Material |

┌──

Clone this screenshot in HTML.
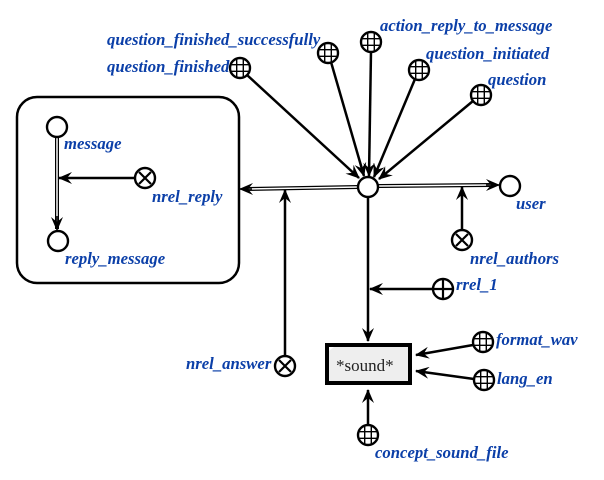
<!DOCTYPE html>
<html><head><meta charset="utf-8"><style>
html,body{margin:0;padding:0;background:#fff;width:604px;height:480px;overflow:hidden}
text.l{font-family:"Liberation Serif",serif;font-style:italic;font-weight:bold;font-size:16.7px;fill:#0b3fa8}
</style></head><body>
<svg width="604" height="480" viewBox="0 0 604 480" xmlns="http://www.w3.org/2000/svg">
<defs>
<marker id="a" viewBox="0 0 14 12" refX="13" refY="6" markerWidth="14" markerHeight="12" markerUnits="userSpaceOnUse" orient="auto">
<path d="M0,0 L14,6 L0,12 L5,6 Z" fill="#000"/></marker>
<g id="grid"><circle r="10" fill="#fff" stroke="#000" stroke-width="2.4"/>
<path d="M-3.3,-9.4V9.4M3.3,-9.4V9.4M-9.4,-3.3H9.4M-9.4,3.3H9.4" stroke="#000" stroke-width="1.4"/></g>
<g id="x"><circle r="10" fill="#fff" stroke="#000" stroke-width="2.4"/>
<path d="M-6,-6L6,6M6,-6L-6,6" stroke="#000" stroke-width="2.2"/></g>
<g id="p"><circle r="10" fill="#fff" stroke="#000" stroke-width="2.4"/>
<path d="M0,-10V10M-10,0H10" stroke="#000" stroke-width="2.2"/></g>
</defs>
<rect x="17" y="97" width="222" height="186" rx="20" fill="#fff" stroke="#000" stroke-width="2.5"/>
<line x1="57" y1="137" x2="57" y2="229" stroke="#000" stroke-width="4" />
<line x1="57" y1="137" x2="57" y2="229" stroke="#fff" stroke-width="1.5"/>
<line x1="57" y1="216" x2="57" y2="230" stroke="#000" stroke-width="1.5" marker-end="url(#a)"/>
<line x1="135" y1="178" x2="59" y2="178" stroke="#000" stroke-width="2.5" marker-end="url(#a)"/>
<circle cx="57" cy="127" r="10" fill="#fff" stroke="#000" stroke-width="2.4"/>
<circle cx="58" cy="241" r="10" fill="#fff" stroke="#000" stroke-width="2.4"/>
<use href="#x" x="145" y="178"/>
<text class="l" x="64" y="149">message</text>
<text class="l" x="152" y="202">nrel_reply</text>
<text class="l" x="65" y="264">reply_message</text>
<g stroke="#000" stroke-width="2.5" marker-end="url(#a)">
<line x1="247" y1="75" x2="359" y2="178"/>
<line x1="331" y1="62" x2="364" y2="176"/>
<line x1="371" y1="51" x2="369" y2="176"/>
<line x1="415" y1="79" x2="374" y2="177"/>
<line x1="473" y1="101" x2="379" y2="179"/>
</g>
<line x1="358" y1="187" x2="246" y2="189" stroke="#000" stroke-width="4"/>
<line x1="358" y1="187" x2="246" y2="189" stroke="#fff" stroke-width="1.5"/>
<line x1="252" y1="189" x2="240" y2="189" stroke="#000" stroke-width="1.5" marker-end="url(#a)"/>
<line x1="378" y1="186" x2="490" y2="185" stroke="#000" stroke-width="4"/>
<line x1="378" y1="186" x2="490" y2="185" stroke="#fff" stroke-width="1.5"/>
<line x1="486" y1="185" x2="499" y2="185" stroke="#000" stroke-width="1.5" marker-end="url(#a)"/>
<line x1="462" y1="230" x2="462" y2="187" stroke="#000" stroke-width="2.5" marker-end="url(#a)"/>
<line x1="285" y1="356" x2="285" y2="190" stroke="#000" stroke-width="2.5" marker-end="url(#a)"/>
<line x1="368" y1="197" x2="368" y2="341" stroke="#000" stroke-width="2.5" marker-end="url(#a)"/>
<line x1="433" y1="289" x2="370" y2="289" stroke="#000" stroke-width="2.5" marker-end="url(#a)"/>
<line x1="473" y1="345" x2="416" y2="355" stroke="#000" stroke-width="2.5" marker-end="url(#a)"/>
<line x1="474" y1="379" x2="416" y2="371" stroke="#000" stroke-width="2.5" marker-end="url(#a)"/>
<line x1="368" y1="425" x2="368" y2="390" stroke="#000" stroke-width="2.5" marker-end="url(#a)"/>
<circle cx="368" cy="187" r="10" fill="#fff" stroke="#000" stroke-width="2.4"/>
<circle cx="510" cy="186" r="10" fill="#fff" stroke="#000" stroke-width="2.4"/>
<use href="#grid" x="240" y="68"/>
<use href="#grid" x="328" y="53"/>
<use href="#grid" x="371" y="42"/>
<use href="#grid" x="419" y="70"/>
<use href="#grid" x="481" y="95"/>
<use href="#x" x="462" y="240"/>
<use href="#x" x="285" y="366"/>
<use href="#p" x="443" y="289"/>
<use href="#grid" x="483" y="342"/>
<use href="#grid" x="484" y="380"/>
<use href="#grid" x="368" y="435"/>
<rect x="327" y="345" width="83" height="38" fill="#eee" stroke="#000" stroke-width="4"/>
<path d="M329,347h5l-5,4z" fill="#fff"/>
<text x="336" y="371" style="font-family:'Liberation Serif',serif;font-size:17px;fill:#222">*sound*</text>
<text class="l" x="107" y="45">question_finished_successfully</text>
<text class="l" x="107" y="72">question_finished</text>
<text class="l" x="380" y="31">action_reply_to_message</text>
<text class="l" x="426" y="59">question_initiated</text>
<text class="l" x="488" y="85">question</text>
<text class="l" x="516" y="209">user</text>
<text class="l" x="470" y="264">nrel_authors</text>
<text class="l" x="456" y="290">rrel_1</text>
<text class="l" x="186" y="369">nrel_answer</text>
<text class="l" x="496" y="345">format_wav</text>
<text class="l" x="497" y="384">lang_en</text>
<text class="l" x="375" y="458">concept_sound_file</text>
</svg>
</body></html>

└──

Objective | Copy out each line exactly, without the pictures.

Expected answer |
Clone this screenshot in HTML.
<!DOCTYPE html>
<html><head><meta charset="utf-8"><style>
html,body{margin:0;padding:0;background:#fff;width:604px;height:480px;overflow:hidden}
text.l{font-family:"Liberation Serif",serif;font-style:italic;font-weight:bold;font-size:16.7px;fill:#0b3fa8}
</style></head><body>
<svg width="604" height="480" viewBox="0 0 604 480" xmlns="http://www.w3.org/2000/svg">
<defs>
<marker id="a" viewBox="0 0 14 12" refX="13" refY="6" markerWidth="14" markerHeight="12" markerUnits="userSpaceOnUse" orient="auto">
<path d="M0,0 L14,6 L0,12 L5,6 Z" fill="#000"/></marker>
<g id="grid"><circle r="10" fill="#fff" stroke="#000" stroke-width="2.4"/>
<path d="M-3.3,-9.4V9.4M3.3,-9.4V9.4M-9.4,-3.3H9.4M-9.4,3.3H9.4" stroke="#000" stroke-width="1.4"/></g>
<g id="x"><circle r="10" fill="#fff" stroke="#000" stroke-width="2.4"/>
<path d="M-6,-6L6,6M6,-6L-6,6" stroke="#000" stroke-width="2.2"/></g>
<g id="p"><circle r="10" fill="#fff" stroke="#000" stroke-width="2.4"/>
<path d="M0,-10V10M-10,0H10" stroke="#000" stroke-width="2.2"/></g>
</defs>
<rect x="17" y="97" width="222" height="186" rx="20" fill="#fff" stroke="#000" stroke-width="2.5"/>
<line x1="57" y1="137" x2="57" y2="229" stroke="#000" stroke-width="4" />
<line x1="57" y1="137" x2="57" y2="229" stroke="#fff" stroke-width="1.5"/>
<line x1="57" y1="216" x2="57" y2="230" stroke="#000" stroke-width="1.5" marker-end="url(#a)"/>
<line x1="135" y1="178" x2="59" y2="178" stroke="#000" stroke-width="2.5" marker-end="url(#a)"/>
<circle cx="57" cy="127" r="10" fill="#fff" stroke="#000" stroke-width="2.4"/>
<circle cx="58" cy="241" r="10" fill="#fff" stroke="#000" stroke-width="2.4"/>
<use href="#x" x="145" y="178"/>
<text class="l" x="64" y="149">message</text>
<text class="l" x="152" y="202">nrel_reply</text>
<text class="l" x="65" y="264">reply_message</text>
<g stroke="#000" stroke-width="2.5" marker-end="url(#a)">
<line x1="247" y1="75" x2="359" y2="178"/>
<line x1="331" y1="62" x2="364" y2="176"/>
<line x1="371" y1="51" x2="369" y2="176"/>
<line x1="415" y1="79" x2="374" y2="177"/>
<line x1="473" y1="101" x2="379" y2="179"/>
</g>
<line x1="358" y1="187" x2="246" y2="189" stroke="#000" stroke-width="4"/>
<line x1="358" y1="187" x2="246" y2="189" stroke="#fff" stroke-width="1.5"/>
<line x1="252" y1="189" x2="240" y2="189" stroke="#000" stroke-width="1.5" marker-end="url(#a)"/>
<line x1="378" y1="186" x2="490" y2="185" stroke="#000" stroke-width="4"/>
<line x1="378" y1="186" x2="490" y2="185" stroke="#fff" stroke-width="1.5"/>
<line x1="486" y1="185" x2="499" y2="185" stroke="#000" stroke-width="1.5" marker-end="url(#a)"/>
<line x1="462" y1="230" x2="462" y2="187" stroke="#000" stroke-width="2.5" marker-end="url(#a)"/>
<line x1="285" y1="356" x2="285" y2="190" stroke="#000" stroke-width="2.5" marker-end="url(#a)"/>
<line x1="368" y1="197" x2="368" y2="341" stroke="#000" stroke-width="2.5" marker-end="url(#a)"/>
<line x1="433" y1="289" x2="370" y2="289" stroke="#000" stroke-width="2.5" marker-end="url(#a)"/>
<line x1="473" y1="345" x2="416" y2="355" stroke="#000" stroke-width="2.5" marker-end="url(#a)"/>
<line x1="474" y1="379" x2="416" y2="371" stroke="#000" stroke-width="2.5" marker-end="url(#a)"/>
<line x1="368" y1="425" x2="368" y2="390" stroke="#000" stroke-width="2.5" marker-end="url(#a)"/>
<circle cx="368" cy="187" r="10" fill="#fff" stroke="#000" stroke-width="2.4"/>
<circle cx="510" cy="186" r="10" fill="#fff" stroke="#000" stroke-width="2.4"/>
<use href="#grid" x="240" y="68"/>
<use href="#grid" x="328" y="53"/>
<use href="#grid" x="371" y="42"/>
<use href="#grid" x="419" y="70"/>
<use href="#grid" x="481" y="95"/>
<use href="#x" x="462" y="240"/>
<use href="#x" x="285" y="366"/>
<use href="#p" x="443" y="289"/>
<use href="#grid" x="483" y="342"/>
<use href="#grid" x="484" y="380"/>
<use href="#grid" x="368" y="435"/>
<rect x="327" y="345" width="83" height="38" fill="#eee" stroke="#000" stroke-width="4"/>
<path d="M329,347h5l-5,4z" fill="#fff"/>
<text x="336" y="371" style="font-family:'Liberation Serif',serif;font-size:17px;fill:#222">*sound*</text>
<text class="l" x="107" y="45">question_finished_successfully</text>
<text class="l" x="107" y="72">question_finished</text>
<text class="l" x="380" y="31">action_reply_to_message</text>
<text class="l" x="426" y="59">question_initiated</text>
<text class="l" x="488" y="85">question</text>
<text class="l" x="516" y="209">user</text>
<text class="l" x="470" y="264">nrel_authors</text>
<text class="l" x="456" y="290">rrel_1</text>
<text class="l" x="186" y="369">nrel_answer</text>
<text class="l" x="496" y="345">format_wav</text>
<text class="l" x="497" y="384">lang_en</text>
<text class="l" x="375" y="458">concept_sound_file</text>
</svg>
</body></html>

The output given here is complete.